On the first note of her first song—“An die Musik”—Davidsen sharped. Sometimes, it takes an off-center note to tell a listener: “Man, does this singer sing in tune.” An off-center note—a note that is exceptional—wakes a listener up to that fact. Davidsen exhibited good intonation all night long.

Her “Gretchen” was marvelously restless. (Hers and Baillieu’s, I should say—the pianist plays his part.) “Litanei auf das Fest Aller Seelen” accomplished something important: it was hushed and prayerful without being precious.

After the Schubert set came a Strauss set—five of his best-known and most beloved songs. They began with “Zueignung” (the most frequent encore in song recitals, in my experience). The end of the song practically demands applause. Next to me, a man said to his companion, “Yeah, why not?” And they began to applaud. A man sitting in front of me turned around and glared at them.
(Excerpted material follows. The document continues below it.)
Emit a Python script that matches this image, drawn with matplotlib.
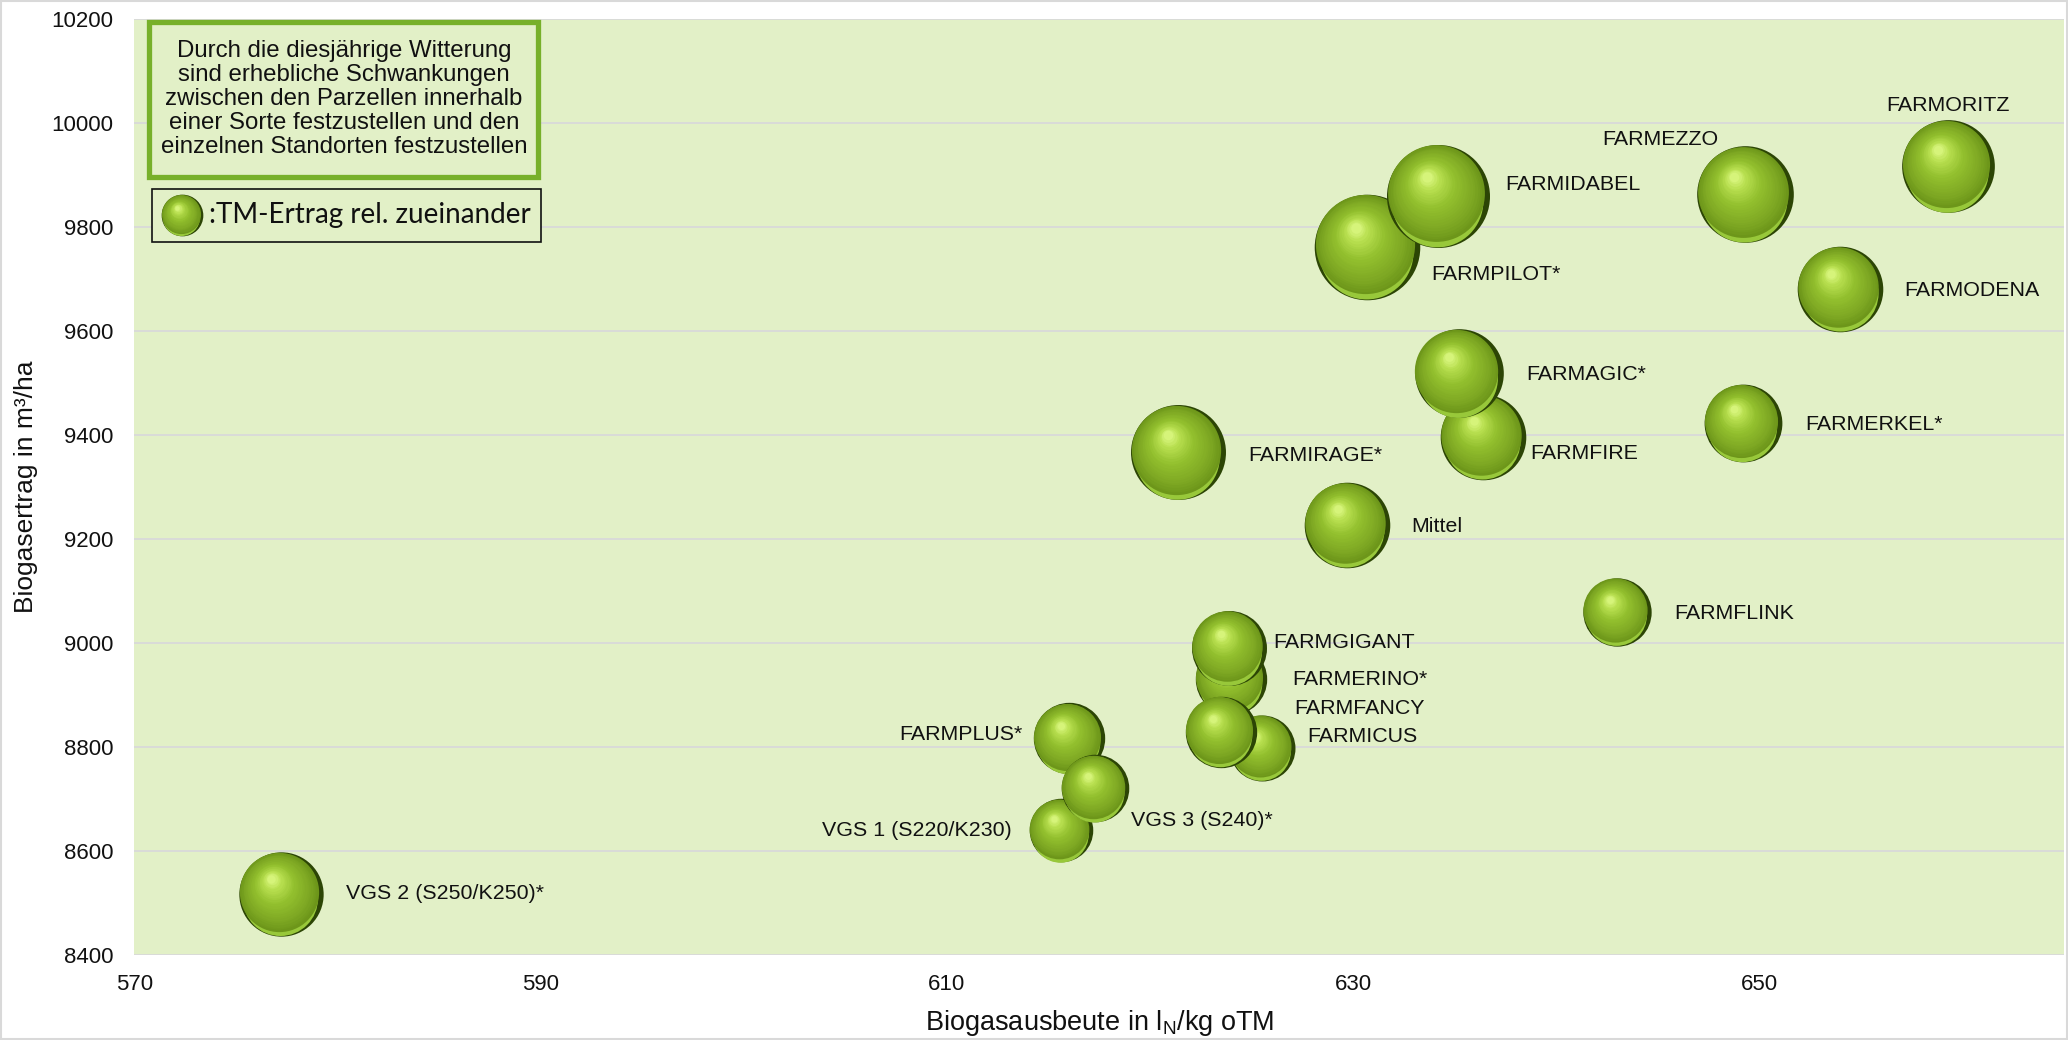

The last two Strauss songs were “Befreit” and “Morgen!” They are so abused, night after night, recital after recital. People sing (and play) them cautiously, waywardly, with self-absorption. Davidsen and Baillieu avoided that. These masterly songs were properly touching.

Davidsen let her hair down with two arias she loves to sing: “Heia, heia . . .,” from The Csárdás Princess (Kálmán), and “I Could Have Danced All Night” (Lerner & Loewe). Did I call the second item an “aria”? Anyway, it is a kick.

Reviewing Davidsen in 2020, I wrote, “Birgit Nilsson, the late Swede, sang this song. Maybe we should just turn over My Fair Lady to Scandinavian sopranos.”

Speaking of Scandinavian sopranos: there is a statue of Kirsten Flagstad outside the Oslo Opera House. I would not be surprised—at all—if they put up one of Lise Davidsen someday.